- [What to produce] Repeat verbatim only the lines from the opening of the material below through the one that contains "ctx.textBaseline = 'alphabetic';".

- [Extracted records]
# # #
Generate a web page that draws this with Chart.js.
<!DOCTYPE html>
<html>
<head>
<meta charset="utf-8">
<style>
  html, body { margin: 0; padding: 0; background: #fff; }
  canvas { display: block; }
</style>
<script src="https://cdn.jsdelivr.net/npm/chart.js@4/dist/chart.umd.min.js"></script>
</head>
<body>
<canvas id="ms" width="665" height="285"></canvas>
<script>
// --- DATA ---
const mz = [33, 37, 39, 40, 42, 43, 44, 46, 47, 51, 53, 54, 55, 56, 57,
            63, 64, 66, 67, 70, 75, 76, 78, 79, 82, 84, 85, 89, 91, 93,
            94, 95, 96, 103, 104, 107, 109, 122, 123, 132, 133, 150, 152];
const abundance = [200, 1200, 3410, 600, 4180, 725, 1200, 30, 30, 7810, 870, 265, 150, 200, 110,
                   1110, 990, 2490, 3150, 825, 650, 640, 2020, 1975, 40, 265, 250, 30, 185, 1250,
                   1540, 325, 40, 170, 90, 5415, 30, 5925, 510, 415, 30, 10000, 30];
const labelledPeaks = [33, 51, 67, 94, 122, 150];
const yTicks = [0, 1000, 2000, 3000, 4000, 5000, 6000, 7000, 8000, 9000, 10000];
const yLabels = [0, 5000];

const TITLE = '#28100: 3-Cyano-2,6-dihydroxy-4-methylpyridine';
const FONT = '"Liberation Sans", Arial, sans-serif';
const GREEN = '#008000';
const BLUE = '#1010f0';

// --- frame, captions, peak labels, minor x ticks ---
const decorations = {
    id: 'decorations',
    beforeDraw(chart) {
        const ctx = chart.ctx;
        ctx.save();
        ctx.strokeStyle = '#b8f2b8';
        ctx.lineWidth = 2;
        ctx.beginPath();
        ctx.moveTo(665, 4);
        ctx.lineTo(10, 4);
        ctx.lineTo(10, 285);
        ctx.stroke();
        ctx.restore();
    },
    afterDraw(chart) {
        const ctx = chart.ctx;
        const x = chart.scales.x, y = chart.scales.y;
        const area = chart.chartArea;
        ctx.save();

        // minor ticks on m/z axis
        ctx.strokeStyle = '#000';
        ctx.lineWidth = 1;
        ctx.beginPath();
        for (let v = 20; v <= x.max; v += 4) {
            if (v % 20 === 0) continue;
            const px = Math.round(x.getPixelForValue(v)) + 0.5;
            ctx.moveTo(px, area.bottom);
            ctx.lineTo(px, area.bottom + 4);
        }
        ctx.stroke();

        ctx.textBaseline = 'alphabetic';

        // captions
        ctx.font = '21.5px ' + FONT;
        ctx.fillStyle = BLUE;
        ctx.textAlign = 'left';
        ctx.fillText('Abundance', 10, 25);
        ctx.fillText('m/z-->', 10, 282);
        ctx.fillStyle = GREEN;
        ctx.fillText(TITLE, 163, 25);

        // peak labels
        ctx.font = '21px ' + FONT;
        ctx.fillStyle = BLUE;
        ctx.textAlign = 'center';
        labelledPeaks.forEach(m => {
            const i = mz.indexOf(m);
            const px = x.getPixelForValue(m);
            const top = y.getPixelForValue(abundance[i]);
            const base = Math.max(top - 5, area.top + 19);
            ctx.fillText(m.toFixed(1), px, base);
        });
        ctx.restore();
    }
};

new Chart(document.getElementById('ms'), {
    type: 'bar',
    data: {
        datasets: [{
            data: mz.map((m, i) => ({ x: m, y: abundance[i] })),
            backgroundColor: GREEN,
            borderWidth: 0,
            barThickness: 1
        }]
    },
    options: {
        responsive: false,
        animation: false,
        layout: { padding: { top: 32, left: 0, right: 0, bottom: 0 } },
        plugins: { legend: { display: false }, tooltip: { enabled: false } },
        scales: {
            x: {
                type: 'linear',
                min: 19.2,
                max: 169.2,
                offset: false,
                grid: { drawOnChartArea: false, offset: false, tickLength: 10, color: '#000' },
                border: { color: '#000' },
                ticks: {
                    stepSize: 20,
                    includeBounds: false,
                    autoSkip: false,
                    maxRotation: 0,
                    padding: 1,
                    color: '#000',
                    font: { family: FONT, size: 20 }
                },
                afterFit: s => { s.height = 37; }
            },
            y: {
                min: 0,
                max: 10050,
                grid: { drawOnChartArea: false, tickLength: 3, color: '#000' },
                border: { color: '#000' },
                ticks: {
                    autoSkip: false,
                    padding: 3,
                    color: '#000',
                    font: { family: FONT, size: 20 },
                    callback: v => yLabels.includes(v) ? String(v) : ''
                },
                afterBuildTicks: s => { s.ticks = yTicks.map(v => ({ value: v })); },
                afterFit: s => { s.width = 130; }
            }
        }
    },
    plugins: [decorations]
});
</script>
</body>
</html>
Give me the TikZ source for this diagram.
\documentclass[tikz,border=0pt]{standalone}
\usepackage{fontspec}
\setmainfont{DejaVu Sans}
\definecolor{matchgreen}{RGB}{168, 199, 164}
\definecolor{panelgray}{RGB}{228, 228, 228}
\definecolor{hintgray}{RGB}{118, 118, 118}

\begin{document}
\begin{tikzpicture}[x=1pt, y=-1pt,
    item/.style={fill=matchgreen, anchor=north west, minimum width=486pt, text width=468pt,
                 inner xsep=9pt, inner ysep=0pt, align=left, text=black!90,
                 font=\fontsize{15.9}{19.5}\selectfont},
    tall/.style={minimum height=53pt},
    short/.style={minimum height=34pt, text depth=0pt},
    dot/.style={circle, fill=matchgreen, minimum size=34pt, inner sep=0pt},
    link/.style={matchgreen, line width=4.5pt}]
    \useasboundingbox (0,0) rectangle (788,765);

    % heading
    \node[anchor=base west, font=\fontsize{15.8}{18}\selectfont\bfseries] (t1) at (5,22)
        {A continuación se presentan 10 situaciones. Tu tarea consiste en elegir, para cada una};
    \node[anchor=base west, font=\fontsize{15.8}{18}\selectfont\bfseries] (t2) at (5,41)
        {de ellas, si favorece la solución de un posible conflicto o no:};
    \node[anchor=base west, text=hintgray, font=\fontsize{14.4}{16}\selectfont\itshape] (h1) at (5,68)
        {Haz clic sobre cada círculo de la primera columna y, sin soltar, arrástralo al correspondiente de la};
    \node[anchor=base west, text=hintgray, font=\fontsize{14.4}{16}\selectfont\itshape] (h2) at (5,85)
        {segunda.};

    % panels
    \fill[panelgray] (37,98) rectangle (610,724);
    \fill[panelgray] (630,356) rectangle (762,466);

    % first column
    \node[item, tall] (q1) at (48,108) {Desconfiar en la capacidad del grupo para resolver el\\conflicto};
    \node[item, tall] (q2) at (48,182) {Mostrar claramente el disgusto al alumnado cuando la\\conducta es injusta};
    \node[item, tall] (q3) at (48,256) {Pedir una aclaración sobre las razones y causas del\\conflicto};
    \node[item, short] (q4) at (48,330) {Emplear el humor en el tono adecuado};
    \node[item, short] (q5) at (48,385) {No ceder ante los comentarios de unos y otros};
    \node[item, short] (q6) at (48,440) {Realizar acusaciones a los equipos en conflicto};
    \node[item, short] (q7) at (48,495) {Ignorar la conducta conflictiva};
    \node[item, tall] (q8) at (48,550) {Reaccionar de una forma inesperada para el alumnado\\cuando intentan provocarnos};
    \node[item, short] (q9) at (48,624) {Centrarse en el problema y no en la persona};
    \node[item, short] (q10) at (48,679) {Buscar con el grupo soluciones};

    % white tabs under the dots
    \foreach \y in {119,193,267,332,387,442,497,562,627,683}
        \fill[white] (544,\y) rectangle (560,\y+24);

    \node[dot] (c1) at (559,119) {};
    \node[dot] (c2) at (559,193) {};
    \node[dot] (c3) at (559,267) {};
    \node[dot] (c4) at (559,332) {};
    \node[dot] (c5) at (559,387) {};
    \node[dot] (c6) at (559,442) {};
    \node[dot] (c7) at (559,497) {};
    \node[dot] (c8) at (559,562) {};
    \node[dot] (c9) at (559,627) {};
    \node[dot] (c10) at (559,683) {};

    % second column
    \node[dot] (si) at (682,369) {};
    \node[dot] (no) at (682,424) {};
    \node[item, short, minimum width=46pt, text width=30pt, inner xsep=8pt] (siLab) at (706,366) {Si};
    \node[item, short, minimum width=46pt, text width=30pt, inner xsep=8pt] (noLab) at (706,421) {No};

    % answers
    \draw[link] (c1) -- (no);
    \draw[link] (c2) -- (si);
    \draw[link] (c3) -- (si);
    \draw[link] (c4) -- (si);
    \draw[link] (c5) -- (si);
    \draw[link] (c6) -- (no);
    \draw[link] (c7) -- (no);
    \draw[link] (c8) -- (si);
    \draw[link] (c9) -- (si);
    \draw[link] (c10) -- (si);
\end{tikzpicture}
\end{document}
# # #
- [Written answer]
Generate a web page that draws this with Chart.js.
<!DOCTYPE html>
<html>
<head>
<meta charset="utf-8">
<style>
  html, body { margin: 0; padding: 0; background: #fff; }
  canvas { display: block; }
</style>
<script src="https://cdn.jsdelivr.net/npm/chart.js@4/dist/chart.umd.min.js"></script>
</head>
<body>
<canvas id="ms" width="665" height="285"></canvas>
<script>
// --- DATA ---
const mz = [33, 37, 39, 40, 42, 43, 44, 46, 47, 51, 53, 54, 55, 56, 57,
            63, 64, 66, 67, 70, 75, 76, 78, 79, 82, 84, 85, 89, 91, 93,
            94, 95, 96, 103, 104, 107, 109, 122, 123, 132, 133, 150, 152];
const abundance = [200, 1200, 3410, 600, 4180, 725, 1200, 30, 30, 7810, 870, 265, 150, 200, 110,
                   1110, 990, 2490, 3150, 825, 650, 640, 2020, 1975, 40, 265, 250, 30, 185, 1250,
                   1540, 325, 40, 170, 90, 5415, 30, 5925, 510, 415, 30, 10000, 30];
const labelledPeaks = [33, 51, 67, 94, 122, 150];
const yTicks = [0, 1000, 2000, 3000, 4000, 5000, 6000, 7000, 8000, 9000, 10000];
const yLabels = [0, 5000];

const TITLE = '#28100: 3-Cyano-2,6-dihydroxy-4-methylpyridine';
const FONT = '"Liberation Sans", Arial, sans-serif';
const GREEN = '#008000';
const BLUE = '#1010f0';

// --- frame, captions, peak labels, minor x ticks ---
const decorations = {
    id: 'decorations',
    beforeDraw(chart) {
        const ctx = chart.ctx;
        ctx.save();
        ctx.strokeStyle = '#b8f2b8';
        ctx.lineWidth = 2;
        ctx.beginPath();
        ctx.moveTo(665, 4);
        ctx.lineTo(10, 4);
        ctx.lineTo(10, 285);
        ctx.stroke();
        ctx.restore();
    },
    afterDraw(chart) {
        const ctx = chart.ctx;
        const x = chart.scales.x, y = chart.scales.y;
        const area = chart.chartArea;
        ctx.save();

        // minor ticks on m/z axis
        ctx.strokeStyle = '#000';
        ctx.lineWidth = 1;
        ctx.beginPath();
        for (let v = 20; v <= x.max; v += 4) {
            if (v % 20 === 0) continue;
            const px = Math.round(x.getPixelForValue(v)) + 0.5;
            ctx.moveTo(px, area.bottom);
            ctx.lineTo(px, area.bottom + 4);
        }
        ctx.stroke();

        ctx.textBaseline = 'alphabetic';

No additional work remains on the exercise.